The stock was down 15% this morning as it flags delays in customer installations and margin erosion.
Companies: Maintel Holdings Plc
Business communications group Maintel (LON: MAI) has taken a hit this morning off the back of Management's trading update outlining its FY17 trading ahead as the financial year draws to a close.
The Group has warned the reduction in gross margins due to investment in its core ICON cloud services will not be recovered as quick as planned due to several factors.
Management said they expected "two large legacy contracts" assigned to Azzurri Communications, who was acquired by Maintel in 2016, will wind up quicker than expected. This means less revenue than originally anticipated for H2 17 and H1 18.

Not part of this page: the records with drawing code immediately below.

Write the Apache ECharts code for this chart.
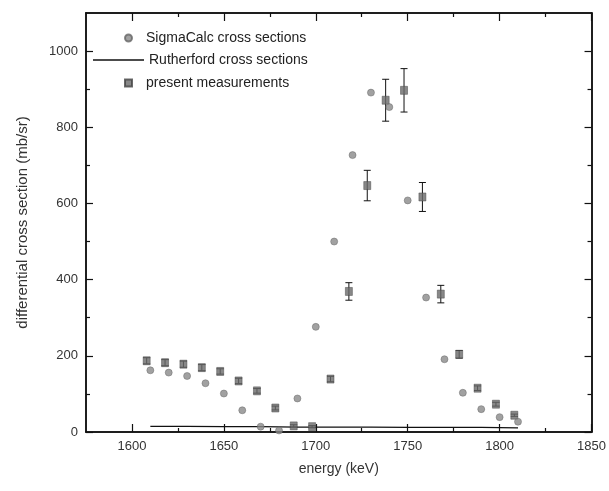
<!DOCTYPE html>
<html>
<head>
<meta charset="utf-8">
<script src="https://cdn.jsdelivr.net/npm/echarts@6/dist/echarts.min.js"></script>
<style>html,body{margin:0;padding:0;background:#fff}#c{width:609px;height:491px}</style>
</head>
<body>
<div id="c"></div>
<script>
var sigmaE = [1610,1620,1630,1640,1650,1660,1670,1680,1690,1700,1710,1720,1730,1740,1750,1760,1770,1780,1790,1800,1810];
var sigmaV = [162,156,147,128,101,57,14,4,88,276,500,727,891,853,608,353,191,103,60,39,27];
var ruthE = [1610,1630,1650,1670,1690,1710,1730,1750,1770,1790,1810];
var ruthV = [15,15,14,14,13,13,13,12,12,12,11];
var measE = [1608,1618,1628,1638,1648,1658,1668,1678,1688,1698,1708,1718,1728,1738,1748,1758,1768,1778,1788,1798,1808];
var measV = [187,182,178,169,159,134,108,63,16,14,139,369,647,871,897,617,362,204,115,73,44];
var measErr = [8,8,8,8,7,7,6,5,3,3,7,23,40,55,57,38,23,10,6,5,3];
var xMajor = [1600,1650,1700,1750,1800,1850];
var xMinor = [1625,1675,1725,1775,1825];
var yMajor = [0,200,400,600,800,1000];
var yMinor = [100,300,500,700,900];

var font = 'Liberation Sans, Arial, sans-serif';
function plain(v) { return String(v); }
function xa(pos, ticks, len, labels, extra) {
  var o = {
    type: 'value', position: pos, min: 1575, max: 1850,
    axisLine: {show: true, onZero: false, lineStyle: {color: '#111', width: 1.5}},
    axisTick: {show: true, inside: true, length: len, customValues: ticks, lineStyle: {color: '#111', width: 1.2}},
    axisLabel: {show: labels, customValues: ticks, formatter: plain, color: '#333', fontSize: 13, fontFamily: font, margin: 8},
    splitLine: {show: false}
  };
  for (var k in extra) o[k] = extra[k];
  return o;
}
function ya(pos, ticks, len, labels, extra) {
  var o = {
    type: 'value', position: pos, min: 0, max: 1100,
    axisLine: {show: true, onZero: false, lineStyle: {color: '#111', width: 1.5}},
    axisTick: {show: true, inside: true, length: len, customValues: ticks, lineStyle: {color: '#111', width: 1.2}},
    axisLabel: {show: labels, customValues: ticks, formatter: plain, color: '#333', fontSize: 13, fontFamily: font, margin: 8},
    splitLine: {show: false}
  };
  for (var k in extra) o[k] = extra[k];
  return o;
}
var legText = {fontFamily: font, fontSize: 14, color: '#222', lineHeight: 16};
var legTextPad = {fontFamily: font, fontSize: 14, color: '#222', lineHeight: 16, padding: [0, 0, 0, 9]};

var chart = echarts.init(document.getElementById('c'), null, {renderer: 'canvas'});
chart.setOption({
  animation: false,
  backgroundColor: '#fff',
  grid: {left: 86, right: 17, top: 13, bottom: 59},
  legend: [
    {orient: 'vertical', left: 119, top: 25, itemWidth: 7, itemHeight: 7, textStyle: legTextPad,
     data: [{name: 'SigmaCalc cross sections', icon: 'circle'}]},
    {orient: 'vertical', left: 88, top: 47, itemWidth: 51, itemHeight: 1.5, textStyle: legText,
     data: [{name: 'Rutherford cross sections', icon: 'rect'}]},
    {orient: 'vertical', left: 119, top: 70, itemWidth: 7, itemHeight: 7, textStyle: legTextPad,
     data: [{name: 'present measurements', icon: 'rect'}]}
  ],
  xAxis: [
    xa('bottom', xMajor, 8, true, {name: 'energy (keV)', nameLocation: 'middle', nameGap: 30,
      nameTextStyle: {fontFamily: font, fontSize: 14, color: '#333'}}),
    xa('bottom', xMinor, 4, false, {}),
    xa('top', xMajor, 8, false, {}),
    xa('top', xMinor, 4, false, {})
  ],
  yAxis: [
    ya('left', yMajor, 7, true, {name: 'differential cross section (mb/sr)', nameLocation: 'middle', nameGap: 56,
      nameTextStyle: {fontFamily: font, fontSize: 15, color: '#333'}}),
    ya('left', yMinor, 4, false, {}),
    ya('right', yMajor, 7, false, {}),
    ya('right', yMinor, 4, false, {})
  ],
  series: [
    {
      name: 'Rutherford cross sections', type: 'line', symbol: 'none',
      data: ruthE.map(function (e, i) { return [e, ruthV[i]]; }),
      lineStyle: {color: '#111', width: 1.3}, itemStyle: {color: '#111'}, z: 2
    },
    {
      name: 'present measurements err', type: 'custom',
      data: measE.map(function (e, i) { return [e, measV[i] - measErr[i], measV[i] + measErr[i]]; }),
      renderItem: function (params, api) {
        var lo = api.coord([api.value(0), api.value(1)]);
        var hi = api.coord([api.value(0), api.value(2)]);
        var w = 3.5;
        var st = {stroke: '#111', lineWidth: 1};
        return {type: 'group', children: [
          {type: 'line', shape: {x1: lo[0], y1: lo[1], x2: hi[0], y2: hi[1]}, style: st},
          {type: 'line', shape: {x1: lo[0] - w, y1: lo[1], x2: lo[0] + w, y2: lo[1]}, style: st},
          {type: 'line', shape: {x1: hi[0] - w, y1: hi[1], x2: hi[0] + w, y2: hi[1]}, style: st}
        ]};
      },
      z: 3
    },
    {
      name: 'present measurements', type: 'scatter', symbol: 'rect', symbolSize: [7, 8],
      data: measE.map(function (e, i) { return [e, measV[i]]; }),
      itemStyle: {color: '#6a6a6a', borderColor: '#444', borderWidth: 0.6}, z: 4
    },
    {
      name: 'SigmaCalc cross sections', type: 'scatter', symbol: 'circle', symbolSize: 7,
      data: sigmaE.map(function (e, i) { return [e, sigmaV[i]]; }),
      itemStyle: {color: '#8a8a8a', borderColor: '#666', borderWidth: 0.6}, z: 5
    }
  ]
});
</script>
</body>
</html>
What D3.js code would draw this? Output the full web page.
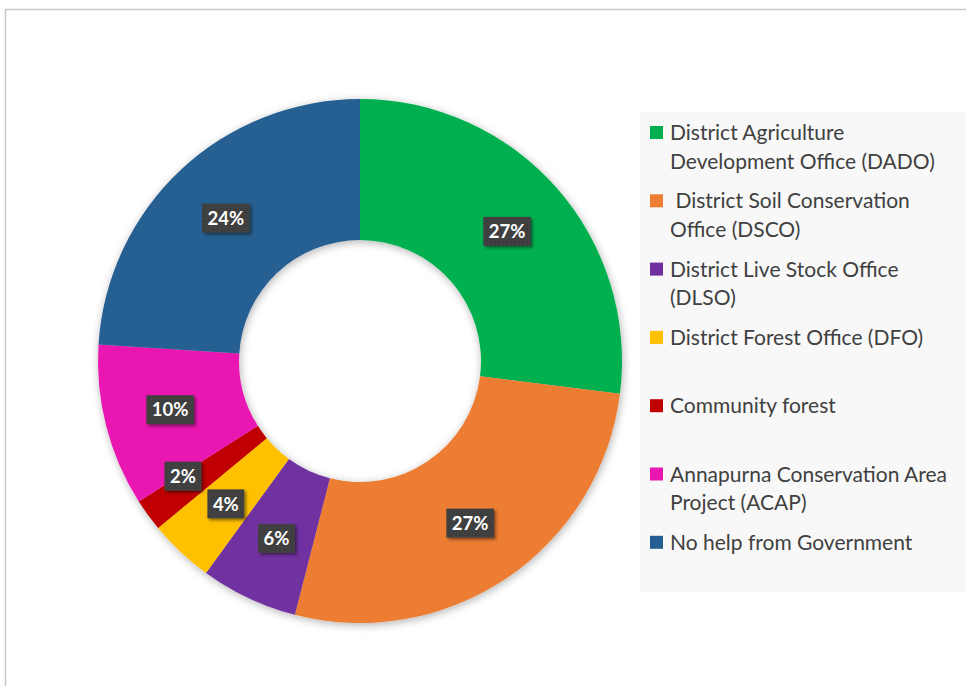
<!DOCTYPE html>
<html>
<head>
<meta charset="utf-8">
<script src="https://cdn.jsdelivr.net/npm/d3@7"></script>
<style>
  html, body { margin: 0; padding: 0; background: #fff; }
  svg { display: block; }
</style>
</head>
<body>
<svg id="chart" width="966" height="686"></svg>
<script>
// Sources of help to farmers, share of respondents (%)
const categories = [
  "District Agriculture Development Office (DADO)",
  " District Soil Conservation Office (DSCO)",
  "District Live Stock Office (DLSO)",
  "District Forest Office (DFO)",
  "Community forest",
  "Annapurna Conservation Area Project (ACAP)",
  "No help from Government"
];
const legendLines = [
  ["District Agriculture", "Development Office (DADO)"],
  [" District Soil Conservation", "Office (DSCO)"],
  ["District Live Stock Office", "(DLSO)"],
  ["District Forest Office (DFO)"],
  ["Community forest"],
  ["Annapurna Conservation Area", "Project (ACAP)"],
  ["No help from Government"]
];
const values = [27, 27, 6, 4, 2, 10, 24];
const colors = ["#00b050", "#ed7d31", "#7030a0", "#ffc000", "#c00000", "#e917b1", "#255e91"];

const svg = d3.select("#chart");
const defs = svg.append("defs");

// soft shadow around the ring
const ringShadow = defs.append("filter").attr("id", "ringShadow")
  .attr("x", "-20%").attr("y", "-20%").attr("width", "140%").attr("height", "140%");
ringShadow.append("feDropShadow").attr("dx", 1).attr("dy", 2)
  .attr("stdDeviation", 4).attr("flood-color", "#000").attr("flood-opacity", 0.3);

// shadow for the value boxes
const boxShadow = defs.append("filter").attr("id", "boxShadow")
  .attr("x", "-30%").attr("y", "-30%").attr("width", "160%").attr("height", "160%");
boxShadow.append("feDropShadow").attr("dx", 2).attr("dy", 2)
  .attr("stdDeviation", 1.5).attr("flood-color", "#000").attr("flood-opacity", 0.45);

// dotted texture of the value boxes
const pat = defs.append("pattern").attr("id", "dots")
  .attr("width", 4).attr("height", 4).attr("patternUnits", "userSpaceOnUse");
pat.append("rect").attr("width", 4).attr("height", 4).attr("fill", "#3e3e3e");
pat.append("rect").attr("x", 1).attr("y", 1).attr("width", 1).attr("height", 1).attr("fill", "#545454");
pat.append("rect").attr("x", 3).attr("y", 3).attr("width", 1).attr("height", 1).attr("fill", "#4a4a4a");

// chart frame
svg.append("rect")
  .attr("x", 5.5).attr("y", 9.5).attr("width", 1000).attr("height", 700)
  .attr("fill", "#fff").attr("stroke", "#c8c8c8").attr("stroke-width", 1.5);

// legend background
svg.append("rect")
  .attr("x", 640).attr("y", 112).attr("width", 340).attr("height", 480)
  .attr("fill", "#f8f8f8");

// donut
const cx = 360, cy = 361;
const outerR = 262, innerR = 121, labelR = 196;
const pie = d3.pie().sort(null).value(d => d).startAngle(0).endAngle(2 * Math.PI);
const arcs = pie(values);
const arc = d3.arc().innerRadius(innerR).outerRadius(outerR);
const labelArc = d3.arc().innerRadius(labelR).outerRadius(labelR);

const g = svg.append("g").attr("transform", `translate(${cx},${cy})`);
g.append("g").attr("filter", "url(#ringShadow)")
  .selectAll("path").data(arcs).join("path")
  .attr("d", arc)
  .attr("fill", (d, i) => colors[i]);

// value labels
const fmt = v => v + "%";
const labelFont = 18.5;
const lg = g.append("g");
const labels = arcs.map((d, i) => {
  const [x, y] = labelArc.centroid(d);
  return { i, x, y, value: d.data, text: fmt(d.data) };
});
// measure each label text
const tmp = lg.append("text").attr("font-family", "Lato, 'Open Sans', sans-serif")
  .attr("font-weight", 700).attr("font-size", labelFont);
labels.forEach(l => {
  tmp.text(l.text);
  l.tw = tmp.node().getComputedTextLength();
  l.w = l.tw + 11;
  l.h = 29;
});
tmp.remove();
// push overlapping labels apart (the smaller one moves sideways)
for (let pass = 0; pass < 5; pass++) {
  for (let a = 0; a < labels.length; a++) {
    for (let b = a + 1; b < labels.length; b++) {
      const A = labels[a], B = labels[b];
      const ox = (A.w + B.w) / 2 - Math.abs(A.x - B.x);
      const oy = (A.h + B.h) / 2 - Math.abs(A.y - B.y);
      if (ox > 0 && oy > 0) {
        const s = A.value <= B.value ? A : B;
        const o = s === A ? B : A;
        const dir = s.x < o.x ? -1 : 1;
        s.x += dir * (ox + 6);
      }
    }
  }
}
const lab = lg.selectAll("g.lab").data(labels).join("g").attr("class", "lab")
  .attr("transform", d => `translate(${d.x},${d.y})`);
lab.append("rect")
  .attr("x", d => -d.w / 2).attr("y", d => -d.h / 2)
  .attr("width", d => d.w).attr("height", d => d.h)
  .attr("fill", "url(#dots)")
  .attr("filter", "url(#boxShadow)");
lab.append("text")
  .attr("text-anchor", "middle").attr("dy", "0.36em")
  .attr("font-family", "Lato, 'Open Sans', sans-serif")
  .attr("font-weight", 700).attr("font-size", labelFont)
  .attr("fill", "#fff")
  .text(d => d.text);

// legend
const legendX = 650, legendY0 = 140, legendStep = 68.3, lineH = 28.7;
const leg = svg.append("g").selectAll("g").data(categories).join("g")
  .attr("transform", (d, i) => `translate(${legendX},${legendY0 + i * legendStep})`);
leg.append("rect")
  .attr("x", 0).attr("y", -14).attr("width", 13).attr("height", 13)
  .attr("fill", (d, i) => colors[i]);
leg.append("text")
  .attr("x", 20)
  .attr("font-family", "Lato, 'Open Sans', sans-serif")
  .attr("font-size", 21)
  .attr("fill", "#404040")
  .style("white-space", "pre")
  .selectAll("tspan").data((d, i) => legendLines[i]).join("tspan")
  .attr("x", 20).attr("dy", (d, j) => j === 0 ? 0 : lineH)
  .text(d => d);
</script>
</body>
</html>
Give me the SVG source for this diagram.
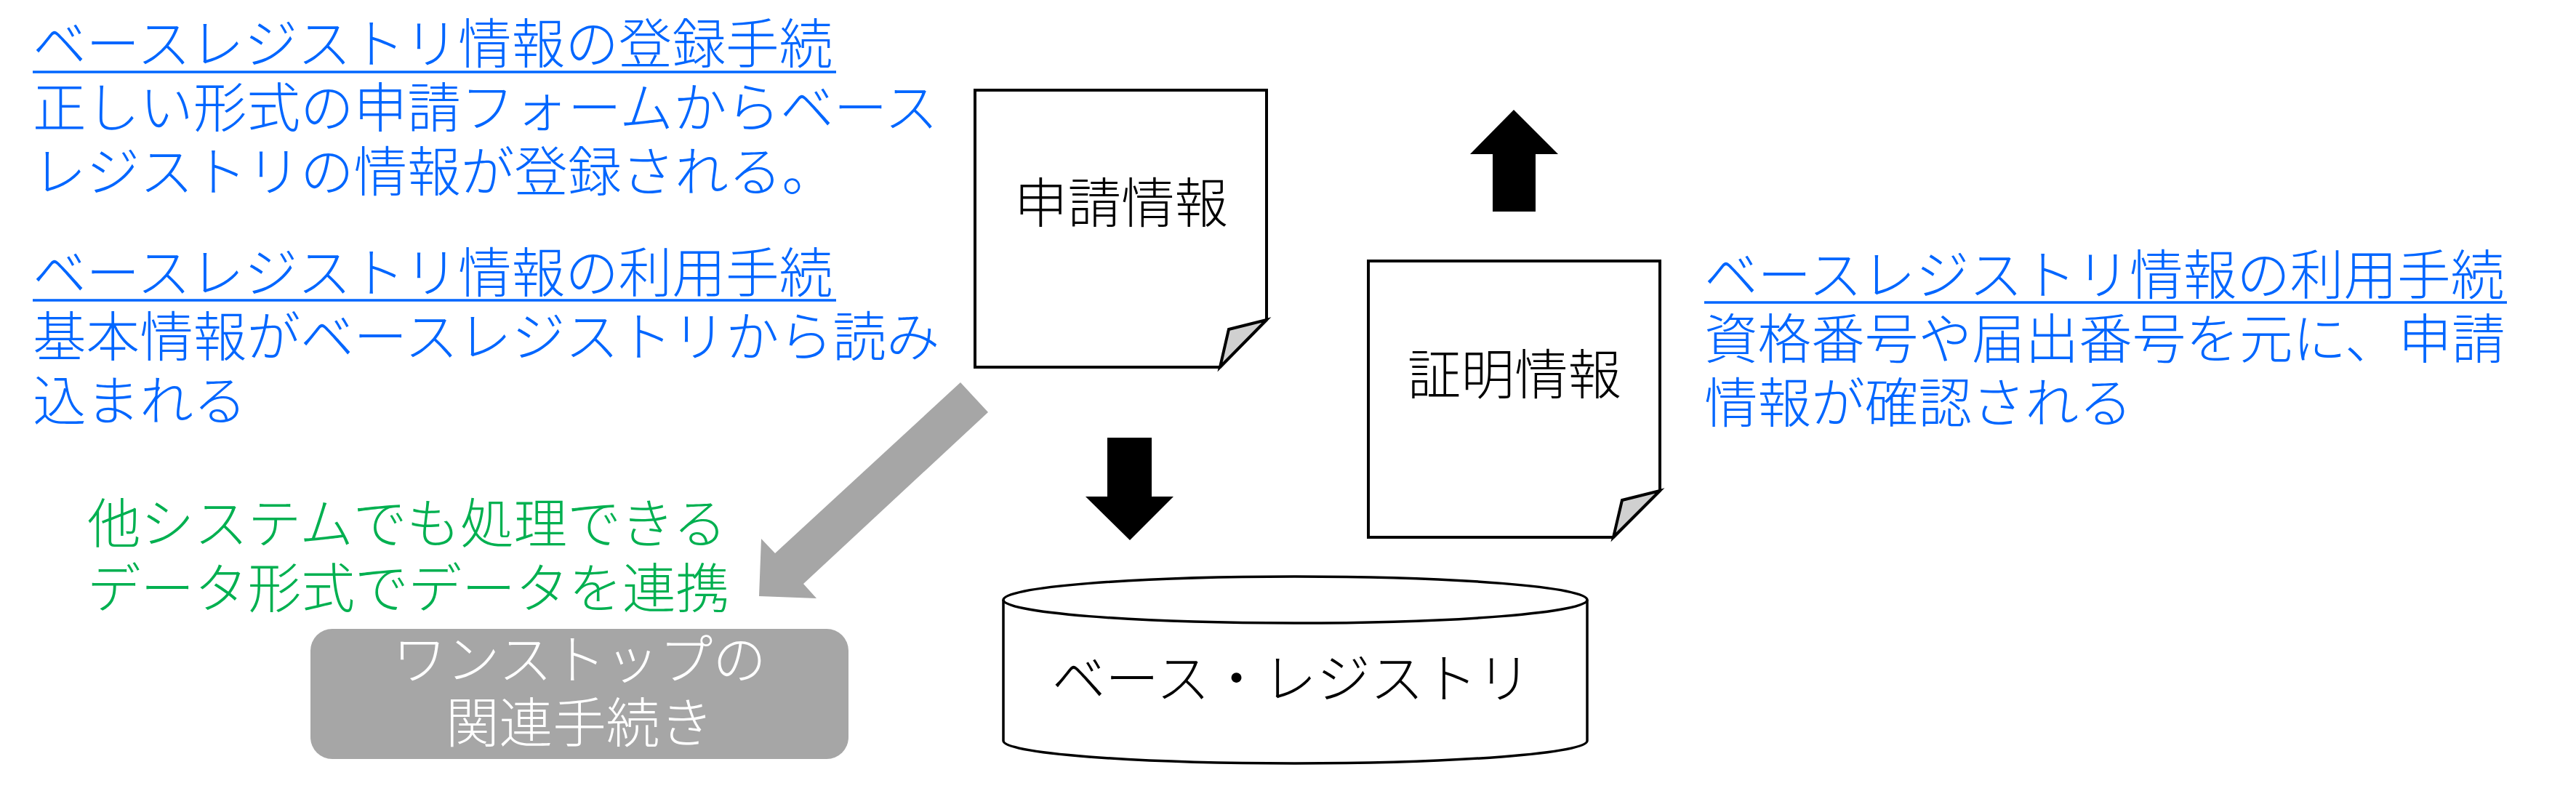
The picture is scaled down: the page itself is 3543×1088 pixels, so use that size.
<svg xmlns="http://www.w3.org/2000/svg" width="3543" height="1088" viewBox="0 0 3543 1088">
<style>
.t{font-family:"Noto Sans CJK JP","Noto Sans CJK SC",sans-serif;font-size:73.6px;font-weight:300}
.blue{fill:#0066FF}
.green{fill:#00B050}
.dark{fill:#000}
.white{fill:#fff}
.ul{stroke:#0066FF;stroke-width:3.5}
.doc{fill:#fff;stroke:#000;stroke-width:4;stroke-linejoin:miter}
.flap{fill:#d0d0d0;stroke:#000;stroke-width:4;stroke-linejoin:miter}
.db{fill:#fff;stroke:#000;stroke-width:3.5}
.blk{fill:#000}
.gry{fill:#A6A6A6}
</style>
<rect width="3543" height="1088" fill="#fff"/>

<g id="note-register">
<text class="t blue" x="45" y="87">ベースレジストリ情報の登録手続</text>
<text class="t blue" x="45" y="175">正しい形式の申請フォームからベース</text>
<text class="t blue" x="45" y="263">レジストリの情報が登録される。</text>
<line class="ul" x1="45" y1="99" x2="1150" y2="99"/>
</g>

<g id="note-use-left">
<text class="t blue" x="45" y="402">ベースレジストリ情報の利用手続</text>
<text class="t blue" x="45" y="490">基本情報がベースレジストリから読み</text>
<text class="t blue" x="45" y="578">込まれる</text>
<line class="ul" x1="45" y1="413" x2="1150" y2="413"/>
</g>

<g id="note-use-right">
<text class="t blue" x="2344" y="405">ベースレジストリ情報の利用手続</text>
<text class="t blue" x="2344" y="493">資格番号や届出番号を元に、申請</text>
<text class="t blue" x="2344" y="581">情報が確認される</text>
<line class="ul" x1="2344" y1="416" x2="3448" y2="416"/>
</g>

<g id="doc-application">
<path class="doc" d="M1341,124 H1742 V440 L1678,505 H1341 Z"/>
<path class="flap" d="M1742,440 L1690,453 L1678,505 Z"/>
<text class="t dark" x="1542" y="306" text-anchor="middle">申請情報</text>
</g>

<g id="doc-certificate">
<path class="doc" d="M1882,359 H2283 V675 L2219,739 H1882 Z"/>
<path class="flap" d="M2283,675 L2231,688 L2219,739 Z"/>
<text class="t dark" x="2083" y="542" text-anchor="middle">証明情報</text>
</g>

<g id="db-base-registry">
<path class="db" d="M1380,825 V1019 A401.5,31 0 0 0 2183,1019 V825"/>
<ellipse class="db" cx="1781.5" cy="825" rx="401.5" ry="32"/>
<text class="t dark" x="1776" y="960" text-anchor="middle">ベース・レジストリ</text>
</g>

<g id="note-green">
<text class="t green" x="120" y="747">他システムでも処理できる</text>
<text class="t green" x="120" y="836">データ形式でデータを連携</text>
</g>

<g id="onestop">
<rect class="gry" x="427" y="865" width="740" height="179" rx="30" ry="30"/>
<text class="t white" x="797" y="934" text-anchor="middle">ワンストップの</text>
<text class="t white" x="797" y="1021" text-anchor="middle">関連手続き</text>
</g>

<g id="connectors">
<polygon class="blk" points="2082,151 2143,212 2112,212 2112,291 2053,291 2053,212 2022,212"/>
<polygon class="blk" points="1554,743 1614,683 1584,683 1584,602 1523,602 1523,683 1493,683"/>
<polygon class="gry" points="1321,526 1359,567 1105,803 1123,823 1044,820 1047,741 1066,761"/>
</g>
</svg>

Further affecting the Group was trading partner Avaya's September announcement it would be filing for Chapter 11 in the US. The impact of delays in customer installations as a result has been "greater than expected" due to delays in resolving the Group's financial woes. Avaya has, however, announced it had exited Chapter 11 last week and "ordering activity has started to recover"
Gross Margins have also been "lower than anticipated" from the Group's August acquisition of Intrinsic Technology, despite Revenue contributions being "in line with expectations".
It went on to say:
"The Board now expects adjusted EBITDA for the year ended 31 December 2017 will be in the range of £12.5m to £13m."
Shares in the Group dove 15% in early trading continuing the stock's downward trend in 2017.
With a Market Cap of £113m, the Group trades on a forecast PE multiple of 9x versus an industry median of 13x. Despite Revenue growth averaging 33% YoY since 2011 Net Margins have fluctuated greatly - an issue, it seems, that will continue to affect the Group in the short to medium term.